Like other Rokus the device must be activated via desktop browser, tablet or phone. The software setup will provide a code to activate, and users will need to go to the HTTP URL my.roku.com/link to enter the code.
After activation the software asks you to log in. Then, you are presented with some suggested free and premium app channels like The CW, MTV, and NFL Sunday Ticket. What’s nice is you can log-in to services like Amazon right through the browser rather than have to do it through the TV — which can be a painful process with a remote control.
Free apps to control your Roku are available for iOS, Android and Windows Phone devices through their corresponding stores. Just search for “Roku”.

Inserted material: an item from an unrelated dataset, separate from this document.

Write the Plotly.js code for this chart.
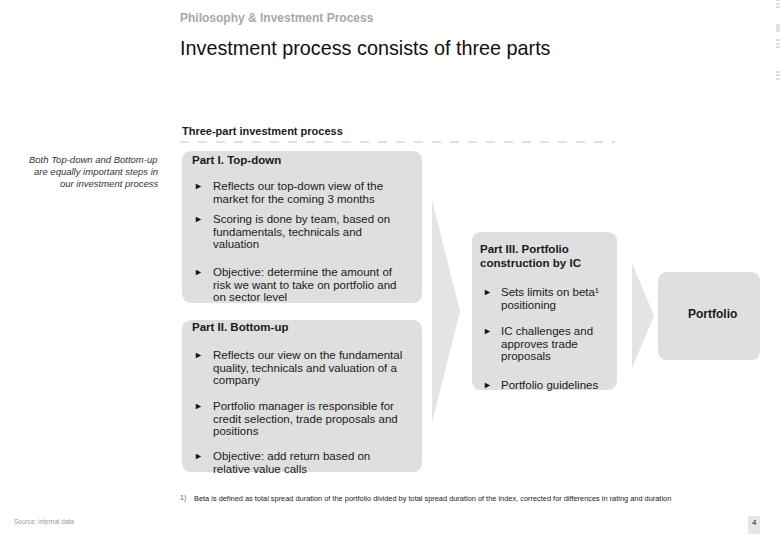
<!DOCTYPE html>
<html>
<head>
<meta charset="utf-8">
<script src="https://cdn.plot.ly/plotly-3.0.1.min.js"></script>
<style>
  html, body { margin: 0; padding: 0; background: #fff; }
  #slide { width: 780px; height: 540px; }
</style>
</head>
<body>
<div id="slide"></div>
<script>
// Slide texts
const headerText = 'Philosophy & Investment Process';
const titleText = 'Investment process consists of three parts';
const subTitle = 'Three-part investment process';
const sideNote = ['Both Top-down and Bottom-up', 'are equally important steps in', 'our investment process'];
const partTitles = [
    ['Part I. Top-down'],
    ['Part II. Bottom-up'],
    ['Part III. Portfolio', 'construction by IC']
];
const partBullets = [
    [
        ['Reflects our top-down view of the', 'market for the coming 3 months'],
        ['Scoring is done by team, based on', 'fundamentals, technicals and', 'valuation'],
        ['Objective: determine the amount of', 'risk we want to take on portfolio and', 'on sector level']
    ],
    [
        ['Reflects our view on the fundamental', 'quality, technicals and valuation of a', 'company'],
        ['Portfolio manager is responsible for', 'credit selection, trade proposals and', 'positions'],
        ['Objective: add return based on', 'relative value calls']
    ],
    [
        ['Sets limits on beta\u00b9', 'positioning'],
        ['IC challenges and', 'approves trade', 'proposals'],
        ['Portfolio guidelines']
    ]
];
const outcomeLabel = 'Portfolio';
const footnote = 'Beta is defined as total spread duration of the portfolio divided by total spread duration of the index, corrected for differences in rating and duration';
const sourceText = 'Source: internal data';
const pageNumber = '4';

// Layout of the slide (pixels, y measured from top)
const boxes = [
    { x0: 182, y0: 151, x1: 422, y1: 303 },
    { x0: 182, y0: 320, x1: 422, y1: 472 },
    { x0: 472, y0: 232, x1: 617, y1: 390 },
    { x0: 658, y0: 272, x1: 760, y1: 360 }
];
const arrows = [
    { x: 432, top: 200, bottom: 423, tip: 460 },
    { x: 632, top: 263, bottom: 368, tip: 654 }
];
const titleX = [190, 190, 478];
const titleY = [160, 327, 249];
const bulletX = [192, 192, 481];
const textX = [211, 211, 499];
const bulletStartY = [[186, 219, 272], [355, 406, 456], [292, 331, 385]];
const LINE_STEP = 12.5;

const FONT = 'Liberation Sans, Arial, sans-serif';
const BOX_FILL = '#dfdfdf';
const TEXT = '#1a1a1a';

function roundRect(b, r) {
    return `M${b.x0 + r},${b.y0} L${b.x1 - r},${b.y0} Q${b.x1},${b.y0} ${b.x1},${b.y0 + r} ` +
        `L${b.x1},${b.y1 - r} Q${b.x1},${b.y1} ${b.x1 - r},${b.y1} L${b.x0 + r},${b.y1} ` +
        `Q${b.x0},${b.y1} ${b.x0},${b.y1 - r} L${b.x0},${b.y0 + r} Q${b.x0},${b.y0} ${b.x0 + r},${b.y0} Z`;
}

function label(text, x, y, opts = {}) {
    return {
        text, x, y, xref: 'x', yref: 'y', showarrow: false,
        xanchor: opts.anchor || 'left', yanchor: 'middle', align: opts.anchor || 'left',
        font: { family: FONT, size: opts.size || 11.5, color: opts.color || TEXT }
    };
}

const shapes = [];
boxes.forEach(b => shapes.push({
    type: 'path', path: roundRect(b, 10), xref: 'x', yref: 'y',
    fillcolor: BOX_FILL, line: { width: 0 }, layer: 'below'
}));
arrows.forEach(a => shapes.push({
    type: 'path', xref: 'x', yref: 'y',
    path: `M${a.x},${a.top} L${a.tip},${(a.top + a.bottom) / 2} L${a.x},${a.bottom} Z`,
    fillcolor: '#e4e4e4', line: { width: 0 }, layer: 'below'
}));
shapes.push({
    type: 'line', xref: 'x', yref: 'y', x0: 180, x1: 615, y0: 142, y1: 142,
    line: { color: '#c4c4c4', width: 1, dash: 'dash' }
});
// small tab marks on the right edge
[0, 4, 7, 40, 44, 47, 72, 75, 79].forEach(y => shapes.push({
    type: 'line', xref: 'x', yref: 'y', x0: 776, x1: 780, y0: y, y1: y,
    line: { color: '#bdbdbd', width: 1 }
}));
shapes.push({
    type: 'rect', xref: 'x', yref: 'y', x0: 776, x1: 780, y0: 24, y1: 32,
    fillcolor: '#e2e2e2', line: { width: 0 }
});
shapes.push({
    type: 'rect', xref: 'x', yref: 'y', x0: 748, x1: 760, y0: 516, y1: 534,
    fillcolor: '#e6e6e6', line: { width: 0 }
});

const annotations = [
    label(`<b>${headerText}</b>`, 178, 18, { size: 12, color: '#a8a8a8' }),
    label(titleText, 178, 48, { size: 19.8, color: '#111' }),
    label(`<b>${subTitle}</b>`, 180, 131, { size: 11 }),
    label(outcomeLabel.bold(), 712, 314, { size: 12, anchor: 'center' }),
    label('1)', 178, 498, { size: 7, color: '#666' }),
    label(footnote, 192, 498, { size: 7.4, color: '#222' }),
    label(sourceText, 12, 521, { size: 6.5, color: '#9a9a9a' }),
    label(pageNumber, 754, 522, { size: 8, color: '#222', anchor: 'center' })
];
sideNote.forEach((line, i) => annotations.push(
    label(`<i>${line}</i>`, 160, 159 + i * 12, { size: 9.5, anchor: 'right', color: '#333' })
));
partTitles.forEach((lines, p) => lines.forEach((line, i) => annotations.push(
    label(`<b>${line}</b>`, titleX[p], titleY[p] + i * 14, { size: 11.5 })
)));
partBullets.forEach((bullets, p) => bullets.forEach((lines, b) => {
    const y0 = bulletStartY[p][b];
    annotations.push(label('\u25BA', bulletX[p], y0, { size: 9, color: '#111' }));
    lines.forEach((line, i) => annotations.push(label(line, textX[p], y0 + i * LINE_STEP)));
}));

Plotly.newPlot('slide', [{ type: 'scatter', mode: 'markers', x: [], y: [], hoverinfo: 'none' }], {
    width: 780,
    height: 540,
    margin: { l: 0, r: 0, t: 0, b: 0 },
    paper_bgcolor: '#fff',
    plot_bgcolor: '#fff',
    xaxis: { range: [0, 780], visible: false, fixedrange: true },
    yaxis: { range: [540, 0], visible: false, fixedrange: true },
    showlegend: false,
    shapes,
    annotations
}, { displayModeBar: false, staticPlot: true });
</script>
</body>
</html>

Upon setup the software will automatically detect the best resolution your Roku can display in. For our test, it chose “4k UHD HDR TV” — nice that it can detect an HDR TV through HDMI. From there you can change to other resolutions like 4k UHD TV (in case for some reason you want to run without HDR), 1080p or 720p. By the way, HDMI input must be HDCP 2.2.
Some of things that seemed to be wrong with the Roku 4 revolved around its energy consumption: the device ran constantly (and ran hot); wouldn’t always turn on after a 30-minute energy energy saver; and, once off the Roku 4 wouldn’t turn on via the remote. Roku Ultra, at least in the 24 hours we’ve been running it, doesn’t run as hot as Roku 4.
We are confused though. On the Roku 4 there was a Power option to have the unit turn off after a certain amount of time up to 30 minutes, but we couldn’t find that option on the Ultra. There is, however, the option to sync with other devices (Roku 4 had this too, along with a setting called System Standby) which will, theoretically, switch the TV input (source) to Roku Ultra when its turned on or woken up. Just go to System > Control Other Devices > 1-Touch Play. [Update: Roku rolled out OS 7.6 starting in April and is said to be completed by June, 2017.]
While the Roku is not streaming media you can choose a screensaver Options include default and mobile screensavers, Roku Digital Clock, Analog Clock, Nature in 4k screensaver, and a Facebook screensaver where you can show pictures from your profile once linked.
The remote also includes a microphone with which you can search using voice commands. The voice control is far from perfect though. We tried several times to search for “Transparent” but the results insisted upon “Dance Parent.” Then, when asking for “Luke Cage” the results kept giving us the movie “Caged” (1950).
When we finally got the results we wanted, the software brought us to the service’s homepage (Amazon or Netflix) rather the specific title. After several tries it was easier to just go directly to Amazon or Netflix rather than use voice commands. However, Roku does offer a “Follow” option for titles that you want to keep up with.
If you bought a Roku 4 you might feel shammed by the fact the device may never support HDR, and that you have to fork over $129 for the Roku Ultra or $99 for the Premiere+. But we’ve heard some customers have been sent $50 credit codes for the Ultra, bringing down the cost to just $79. Contact Roku see if your Roku 4 purchase qualifies you for the upgrade discount. Update: Roku is now selling the Roku Ultra for $109.99. The Premiere+ is selling for $89.99. And, the Premiere (no HDR support) is selling for $69.99.
If you never owned a Roku 4 the Roku Ultra is the most logical step up from previous Roku models, especially if you have a 4k TV that supports HDR. However, if your Ultra HD TV doesn’t support HDR, consider one of the lower-priced new Roku 4k models including the Roku Premiere ($79.99) and Roku Premiere+ ($99.99).